▸ **SET TASK**: Extract, exactly as written, the line that contains "What TikZ code" and all lines after it through the end of the records. Omit pictures.

(Plotting code records)
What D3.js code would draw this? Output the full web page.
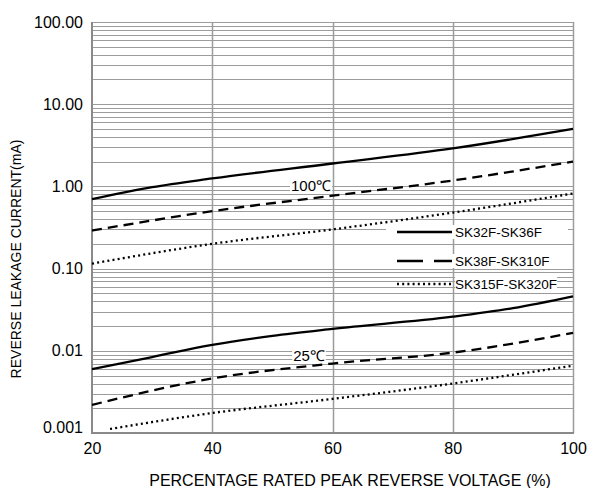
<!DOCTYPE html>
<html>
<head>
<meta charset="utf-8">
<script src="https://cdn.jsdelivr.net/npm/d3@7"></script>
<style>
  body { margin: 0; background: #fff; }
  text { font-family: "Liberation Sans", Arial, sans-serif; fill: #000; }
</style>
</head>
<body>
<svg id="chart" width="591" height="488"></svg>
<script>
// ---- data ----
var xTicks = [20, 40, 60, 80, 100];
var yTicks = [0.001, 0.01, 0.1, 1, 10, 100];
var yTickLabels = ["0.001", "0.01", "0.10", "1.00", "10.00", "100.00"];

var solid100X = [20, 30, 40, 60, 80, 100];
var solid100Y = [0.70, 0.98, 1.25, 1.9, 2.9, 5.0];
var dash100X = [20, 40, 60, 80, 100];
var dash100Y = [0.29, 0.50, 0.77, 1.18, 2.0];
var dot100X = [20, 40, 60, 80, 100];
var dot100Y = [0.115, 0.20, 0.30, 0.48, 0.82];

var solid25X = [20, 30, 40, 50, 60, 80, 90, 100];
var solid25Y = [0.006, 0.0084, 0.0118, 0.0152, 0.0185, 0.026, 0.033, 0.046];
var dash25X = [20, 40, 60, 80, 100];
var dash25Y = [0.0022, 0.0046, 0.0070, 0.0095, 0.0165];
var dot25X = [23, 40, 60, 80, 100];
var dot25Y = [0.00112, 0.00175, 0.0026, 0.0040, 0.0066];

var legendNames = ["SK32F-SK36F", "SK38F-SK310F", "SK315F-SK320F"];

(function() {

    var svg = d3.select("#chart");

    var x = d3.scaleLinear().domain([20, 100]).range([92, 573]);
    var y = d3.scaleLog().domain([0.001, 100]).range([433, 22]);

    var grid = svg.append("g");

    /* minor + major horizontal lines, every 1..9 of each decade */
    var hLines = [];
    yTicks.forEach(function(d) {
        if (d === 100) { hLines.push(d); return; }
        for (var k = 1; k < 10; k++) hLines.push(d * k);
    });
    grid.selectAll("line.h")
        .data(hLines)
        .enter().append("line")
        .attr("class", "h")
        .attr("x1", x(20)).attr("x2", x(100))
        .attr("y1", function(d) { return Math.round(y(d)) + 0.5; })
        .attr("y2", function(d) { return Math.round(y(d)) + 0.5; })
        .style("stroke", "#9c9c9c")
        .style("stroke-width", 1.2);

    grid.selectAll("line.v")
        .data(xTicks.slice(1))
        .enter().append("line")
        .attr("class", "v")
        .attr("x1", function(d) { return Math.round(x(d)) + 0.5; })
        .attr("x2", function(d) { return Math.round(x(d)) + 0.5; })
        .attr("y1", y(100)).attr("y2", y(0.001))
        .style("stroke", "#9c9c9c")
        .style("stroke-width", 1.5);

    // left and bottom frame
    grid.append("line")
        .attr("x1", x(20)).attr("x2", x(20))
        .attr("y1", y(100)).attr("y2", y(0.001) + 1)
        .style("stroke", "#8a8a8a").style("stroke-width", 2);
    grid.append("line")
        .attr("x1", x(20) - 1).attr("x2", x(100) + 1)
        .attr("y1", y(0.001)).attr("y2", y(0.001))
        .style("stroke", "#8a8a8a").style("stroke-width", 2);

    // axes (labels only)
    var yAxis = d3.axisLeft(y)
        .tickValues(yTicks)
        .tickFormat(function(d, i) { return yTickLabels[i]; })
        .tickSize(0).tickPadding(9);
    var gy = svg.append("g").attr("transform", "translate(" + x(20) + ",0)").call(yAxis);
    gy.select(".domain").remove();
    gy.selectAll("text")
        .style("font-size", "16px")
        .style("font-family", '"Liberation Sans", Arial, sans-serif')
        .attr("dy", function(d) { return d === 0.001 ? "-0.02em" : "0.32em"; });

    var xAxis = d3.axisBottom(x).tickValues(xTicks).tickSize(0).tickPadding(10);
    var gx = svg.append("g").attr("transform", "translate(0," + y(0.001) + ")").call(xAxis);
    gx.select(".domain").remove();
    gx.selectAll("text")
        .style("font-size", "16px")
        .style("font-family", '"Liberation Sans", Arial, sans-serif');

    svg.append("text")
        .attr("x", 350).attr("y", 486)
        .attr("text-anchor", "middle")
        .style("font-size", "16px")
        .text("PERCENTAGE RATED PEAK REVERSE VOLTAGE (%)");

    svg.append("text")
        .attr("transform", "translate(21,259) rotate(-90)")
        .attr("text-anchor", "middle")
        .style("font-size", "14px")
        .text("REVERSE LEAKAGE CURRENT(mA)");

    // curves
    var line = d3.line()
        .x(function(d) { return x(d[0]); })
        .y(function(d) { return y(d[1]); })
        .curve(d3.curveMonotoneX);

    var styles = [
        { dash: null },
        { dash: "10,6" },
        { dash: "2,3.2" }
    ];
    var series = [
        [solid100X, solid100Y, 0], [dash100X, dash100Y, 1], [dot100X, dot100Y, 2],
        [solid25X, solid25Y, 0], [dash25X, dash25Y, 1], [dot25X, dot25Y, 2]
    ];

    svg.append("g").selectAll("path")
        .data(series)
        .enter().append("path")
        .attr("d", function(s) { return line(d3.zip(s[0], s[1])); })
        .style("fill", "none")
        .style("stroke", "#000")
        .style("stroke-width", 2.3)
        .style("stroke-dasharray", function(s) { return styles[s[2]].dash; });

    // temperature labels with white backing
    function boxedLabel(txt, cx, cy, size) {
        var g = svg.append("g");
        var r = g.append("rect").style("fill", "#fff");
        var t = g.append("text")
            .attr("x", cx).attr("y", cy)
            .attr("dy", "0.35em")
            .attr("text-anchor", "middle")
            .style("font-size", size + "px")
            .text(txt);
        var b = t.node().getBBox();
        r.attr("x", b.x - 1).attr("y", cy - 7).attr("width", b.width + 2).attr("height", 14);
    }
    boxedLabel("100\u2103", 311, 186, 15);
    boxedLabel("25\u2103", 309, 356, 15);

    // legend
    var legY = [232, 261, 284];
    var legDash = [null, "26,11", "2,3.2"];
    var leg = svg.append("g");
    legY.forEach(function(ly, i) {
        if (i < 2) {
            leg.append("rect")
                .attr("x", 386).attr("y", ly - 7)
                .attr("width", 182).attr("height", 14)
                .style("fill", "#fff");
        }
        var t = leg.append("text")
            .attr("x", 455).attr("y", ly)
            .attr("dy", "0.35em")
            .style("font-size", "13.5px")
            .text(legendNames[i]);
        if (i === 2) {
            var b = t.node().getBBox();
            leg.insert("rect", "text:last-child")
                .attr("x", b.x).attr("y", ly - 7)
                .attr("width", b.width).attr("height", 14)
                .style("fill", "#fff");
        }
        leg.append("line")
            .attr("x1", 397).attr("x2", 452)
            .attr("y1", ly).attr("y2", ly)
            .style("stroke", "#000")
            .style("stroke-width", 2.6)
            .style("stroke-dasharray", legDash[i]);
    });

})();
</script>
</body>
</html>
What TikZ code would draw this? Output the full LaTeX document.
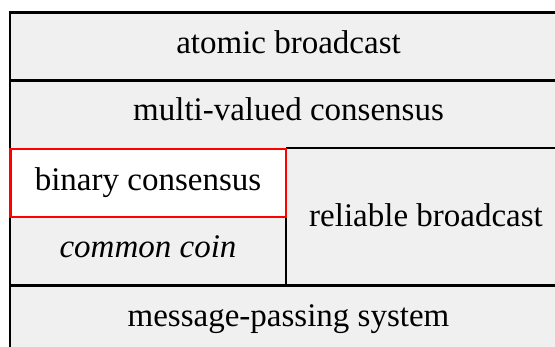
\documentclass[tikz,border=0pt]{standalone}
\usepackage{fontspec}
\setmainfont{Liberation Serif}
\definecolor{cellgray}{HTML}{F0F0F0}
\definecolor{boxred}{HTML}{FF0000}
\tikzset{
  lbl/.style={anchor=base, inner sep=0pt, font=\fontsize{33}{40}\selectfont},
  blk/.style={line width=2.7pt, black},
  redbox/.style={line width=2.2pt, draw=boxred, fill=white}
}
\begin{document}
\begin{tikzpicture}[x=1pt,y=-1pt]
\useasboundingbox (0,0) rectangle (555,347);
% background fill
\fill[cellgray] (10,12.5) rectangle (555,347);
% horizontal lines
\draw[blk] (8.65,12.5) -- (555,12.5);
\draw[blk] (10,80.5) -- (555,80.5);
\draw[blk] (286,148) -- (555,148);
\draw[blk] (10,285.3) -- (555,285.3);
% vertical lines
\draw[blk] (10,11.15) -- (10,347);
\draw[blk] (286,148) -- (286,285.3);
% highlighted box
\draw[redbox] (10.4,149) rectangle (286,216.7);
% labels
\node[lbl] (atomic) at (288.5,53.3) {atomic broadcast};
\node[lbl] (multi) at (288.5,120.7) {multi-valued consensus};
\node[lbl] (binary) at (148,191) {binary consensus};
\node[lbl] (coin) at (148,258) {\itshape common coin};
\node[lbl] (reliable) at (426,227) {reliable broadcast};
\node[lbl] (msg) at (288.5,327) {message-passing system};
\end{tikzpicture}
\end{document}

▸ **RESPONSE BELOW**:
What TikZ code would draw this? Output the full LaTeX document.
\documentclass[tikz,border=0pt]{standalone}
\usepackage{fontspec}
\setmainfont{Liberation Serif}
\definecolor{cellgray}{HTML}{F0F0F0}
\definecolor{boxred}{HTML}{FF0000}
\tikzset{
  lbl/.style={anchor=base, inner sep=0pt, font=\fontsize{33}{40}\selectfont},
  blk/.style={line width=2.7pt, black},
  redbox/.style={line width=2.2pt, draw=boxred, fill=white}
}
\begin{document}
\begin{tikzpicture}[x=1pt,y=-1pt]
\useasboundingbox (0,0) rectangle (555,347);
% background fill
\fill[cellgray] (10,12.5) rectangle (555,347);
% horizontal lines
\draw[blk] (8.65,12.5) -- (555,12.5);
\draw[blk] (10,80.5) -- (555,80.5);
\draw[blk] (286,148) -- (555,148);
\draw[blk] (10,285.3) -- (555,285.3);
% vertical lines
\draw[blk] (10,11.15) -- (10,347);
\draw[blk] (286,148) -- (286,285.3);
% highlighted box
\draw[redbox] (10.4,149) rectangle (286,216.7);
% labels
\node[lbl] (atomic) at (288.5,53.3) {atomic broadcast};
\node[lbl] (multi) at (288.5,120.7) {multi-valued consensus};
\node[lbl] (binary) at (148,191) {binary consensus};
\node[lbl] (coin) at (148,258) {\itshape common coin};
\node[lbl] (reliable) at (426,227) {reliable broadcast};
\node[lbl] (msg) at (288.5,327) {message-passing system};
\end{tikzpicture}
\end{document}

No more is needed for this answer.